In a new study published in the most recent issue of the journal Astronomy and Astrophysics, astronomers studied high-redshift objects with spectral energy distributions of warm gas and dust. Redshift happens when electromagnetic radiation or light (photon distribution) increases in wavelength, which is shifted to the red end of the spectrum. This characteristic of astrophysics deals with cosmic background radiation and give astronomers information regarding the expansion of the Universe.

Finding these massive and distant individual galaxy clusters details the path researchers are going down to find the origin of star formation. Hervé Dole, lead author of the study, stated, “Finding so many intensely star-forming, dust galaxies in such concentrated groups was a huge surprise.” In years past, less powerful space telescopes have been unable to see beyond gas clouds and have been blinded by cosmic background noise. Though, by using the Planck telescope, astronomers have the ability to get a clearer picture of structures that are integral to what Dole believes is one of the missing pieces of galactic structure formation.

When galaxy clusters form, their gravity triggers the formation of new stars by grabbing dense groups of hot gases around a singular point of gravity.
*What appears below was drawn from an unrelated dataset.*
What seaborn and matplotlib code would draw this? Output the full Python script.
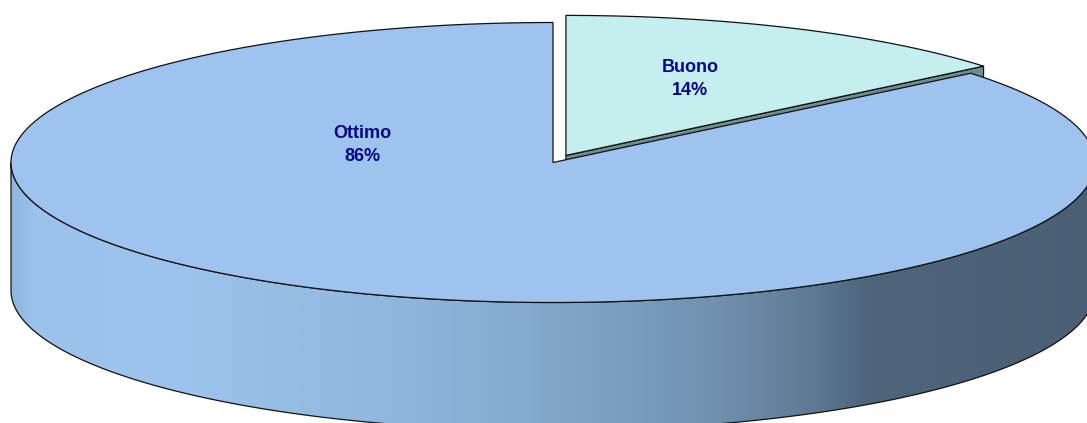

Moreover, dark matter, the anti-particle counterpart to visible and detectable matter, that is also hypothesized to make up most of the Universe, accounts for a large portion of the mass and gravitational influence of each galaxy cluster. Even though astronomers have known this information for years, the way in which galaxy clusters form and grow to immense size has been unknown. Therefore, they utilized the Planck telescope to find a few of the most distant galaxies that exist in the observable Universe – nearly 11 billion years old.

Dole said he and his team still have much to determine and analyze about this newly-discovered group of galaxy clusters, he stated in a release published by the ESA. He explained that small hints of galaxy clusters have been found previous to this discovery, though the Planck telescope has unearthed many more galaxy clusters that are much older that astronomers have found before that they can now study. By finding these they have the ability to peer into the long-forgotten past and possibly deduce how structures in the Universe were birthed.

Astronomers are just barely scraping the surface on finding out how these newly-discovered galaxy clusters influence the formation of cosmic structures, said Dole. Previously, astronomers were baffled by the formation of structures in the Universe, saying that they, “seem to be forming simultaneously.” Discovering the way which cosmic structures are created will allow for a better understanding of how all bodies in the Universe came to be, and possibly how they will come to an end in the distant future.